> [The request]
Retype nothing but the lines from the start of the material up to and including the line with "const yTicks = [0, 1, 2, 3, 4];". Pictures don't belong in the copy.

> [Dataset section]

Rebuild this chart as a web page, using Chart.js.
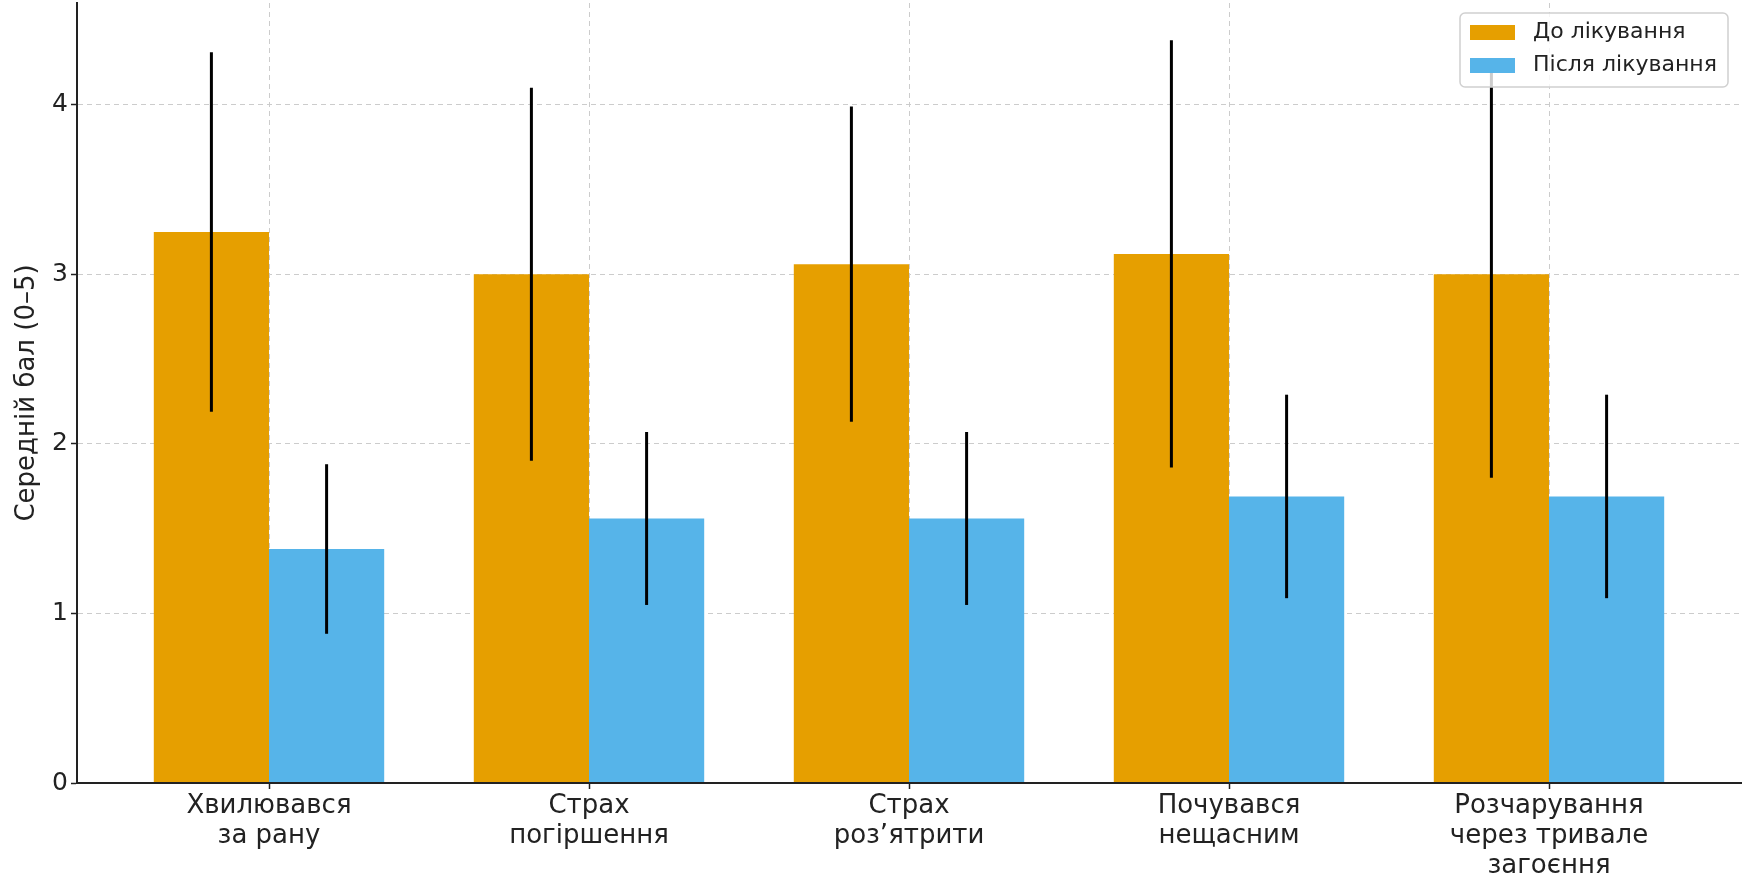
<!DOCTYPE html>
<html>
<head>
<meta charset="utf-8">
<script src="https://cdn.jsdelivr.net/npm/chart.js@4.4.1/dist/chart.umd.min.js"></script>
<style>
  html, body { margin: 0; padding: 0; background: #fff; }
  #wrap { width: 1757px; height: 894px; position: relative; }
</style>
</head>
<body>
<div id="wrap"><canvas id="chart"></canvas></div>
<script>
// Категорії (підписи по осі X, з переносами рядків)
const categories = [
    ['Хвилювався', 'за рану'],
    ['Страх', 'погіршення'],
    ['Страх', 'роз’ятрити'],
    ['Почувався', 'нещасним'],
    ['Розчарування', 'через тривале', 'загоєння']
];

// Середні бали та стандартні відхилення
const beforeMeans = [3.25, 3.00, 3.06, 3.12, 3.00];
const beforeSd = [1.06, 1.10, 0.93, 1.26, 1.20];
const afterMeans = [1.38, 1.56, 1.56, 1.69, 1.69];
const afterSd = [0.50, 0.51, 0.51, 0.60, 0.60];

const yTicks = [0, 1, 2, 3, 4];

const seriesNames = ['До лікування', 'Після лікування'];
const colors = { before: '#E69F00', after: '#56B4E9', text: '#222222', grid: '#cccccc' };
const fontFamily = '"DejaVu Sans", sans-serif';

// Планки похибок (Chart.js не має їх з коробки)
const errorBars = {
    id: 'errorBars',
    afterDatasetsDraw(chart) {
        const { ctx, scales: { y } } = chart;
        chart.data.datasets.forEach((ds, di) => {
            const meta = chart.getDatasetMeta(di);
            meta.data.forEach((bar, i) => {
                const m = ds.data[i].y;
                const sd = ds.errors[i];
                ctx.save();
                ctx.strokeStyle = '#000';
                ctx.lineWidth = 3;
                ctx.beginPath();
                ctx.moveTo(bar.x, y.getPixelForValue(m + sd));
                ctx.lineTo(bar.x, y.getPixelForValue(m - sd));
                ctx.stroke();
                ctx.restore();
            });
        });
        // вісь X поверх стовпців
        const area = chart.chartArea;
        ctx.save();
        ctx.strokeStyle = colors.text;
        ctx.lineWidth = 2;
        ctx.beginPath();
        ctx.moveTo(area.left - 1, y.getPixelForValue(0));
        ctx.lineTo(area.right, y.getPixelForValue(0));
        ctx.stroke();
        ctx.restore();
    }
};

// Легенда в рамці у верхньому правому куті
const boxLegend = {
    id: 'boxLegend',
    afterDraw(chart) {
        const { ctx, chartArea } = chart;
        const w = 268, h = 74;
        const x0 = chartArea.right - 13 - w;
        const y0 = chartArea.top + 10;
        ctx.save();
        ctx.fillStyle = 'rgba(255,255,255,0.8)';
        ctx.strokeStyle = '#d0d0d0';
        ctx.lineWidth = 1.5;
        ctx.beginPath();
        ctx.roundRect(x0, y0, w, h, 5);
        ctx.fill();
        ctx.stroke();
        ctx.font = '22px ' + fontFamily;
        ctx.textBaseline = 'middle';
        chart.data.datasets.forEach((ds, i) => {
            const rowY = y0 + 19 + i * 33;
            ctx.fillStyle = ds.backgroundColor;
            ctx.fillRect(x0 + 10, rowY - 7, 45, 15);
            ctx.fillStyle = colors.text;
            ctx.fillText(ds.label, x0 + 73, rowY);
        });
        ctx.restore();
    }
};

const toPoints = (arr) => arr.map((v, i) => ({ x: i, y: v }));

new Chart(document.getElementById('chart'), {
    type: 'bar',
    data: {
        datasets: [
            {
                label: seriesNames[0],
                data: toPoints(beforeMeans),
                errors: beforeSd,
                backgroundColor: colors.before
            },
            {
                label: seriesNames[1],
                data: toPoints(afterMeans),
                errors: afterSd,
                backgroundColor: colors.after
            }
        ]
    },
    options: {
        responsive: true,
        maintainAspectRatio: false,
        animation: false,
        layout: { padding: { top: 3, right: 16, left: 0, bottom: 0 } },
        datasets: {
            bar: { categoryPercentage: 0.72, barPercentage: 1.0 }
        },
        plugins: {
            legend: { display: false },
            tooltip: { enabled: false }
        },
        scales: {
            x: {
                type: 'linear',
                offset: false,
                min: -0.6,
                max: 4.6,
                afterBuildTicks: (scale) => {
                    scale.ticks = categories.map((_, i) => ({ value: i }));
                },
                afterFit: (scale) => {
                    scale.height = 111;
                    scale.paddingLeft = 0;
                    scale.paddingRight = 0;
                },
                ticks: {
                    color: colors.text,
                    font: { family: fontFamily, size: 26, lineHeight: 1.15 },
                    padding: 2,
                    maxRotation: 0,
                    autoSkip: false,
                    callback: (value) => categories[value]
                },
                grid: {
                    offset: false,
                    color: colors.grid,
                    lineWidth: 1,
                    tickLength: 6,
                    tickColor: colors.text,
                    tickWidth: 1.5
                },
                border: { color: colors.text, width: 2, dash: [5, 4] }
            },
            y: {
                min: 0,
                max: 4.6,
                afterBuildTicks: (scale) => {
                    scale.ticks = yTicks.map(v => ({ value: v }));
                },
                afterFit: (scale) => {
                    scale.width = 77;
                    scale.paddingTop = 0;
                    scale.paddingBottom = 0;
                },
                title: {
                    display: true,
                    text: 'Середній бал (0–5)',
                    color: colors.text,
                    font: { family: fontFamily, size: 26 },
                    padding: { top: 12, bottom: 4 }
                },
                ticks: {
                    color: colors.text,
                    font: { family: fontFamily, size: 25 },
                    padding: 3
                },
                grid: {
                    color: colors.grid,
                    lineWidth: 1,
                    tickLength: 6,
                    tickColor: colors.text,
                    tickWidth: 1.5
                },
                border: { color: colors.text, width: 2, dash: [5, 4] }
            }
        }
    },
    plugins: [errorBars, boxLegend]
});
</script>
</body>
</html>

> [Result of this exercise]
Rebuild this chart as a web page, using Chart.js.
<!DOCTYPE html>
<html>
<head>
<meta charset="utf-8">
<script src="https://cdn.jsdelivr.net/npm/chart.js@4.4.1/dist/chart.umd.min.js"></script>
<style>
  html, body { margin: 0; padding: 0; background: #fff; }
  #wrap { width: 1757px; height: 894px; position: relative; }
</style>
</head>
<body>
<div id="wrap"><canvas id="chart"></canvas></div>
<script>
// Категорії (підписи по осі X, з переносами рядків)
const categories = [
    ['Хвилювався', 'за рану'],
    ['Страх', 'погіршення'],
    ['Страх', 'роз’ятрити'],
    ['Почувався', 'нещасним'],
    ['Розчарування', 'через тривале', 'загоєння']
];

// Середні бали та стандартні відхилення
const beforeMeans = [3.25, 3.00, 3.06, 3.12, 3.00];
const beforeSd = [1.06, 1.10, 0.93, 1.26, 1.20];
const afterMeans = [1.38, 1.56, 1.56, 1.69, 1.69];
const afterSd = [0.50, 0.51, 0.51, 0.60, 0.60];

const yTicks = [0, 1, 2, 3, 4];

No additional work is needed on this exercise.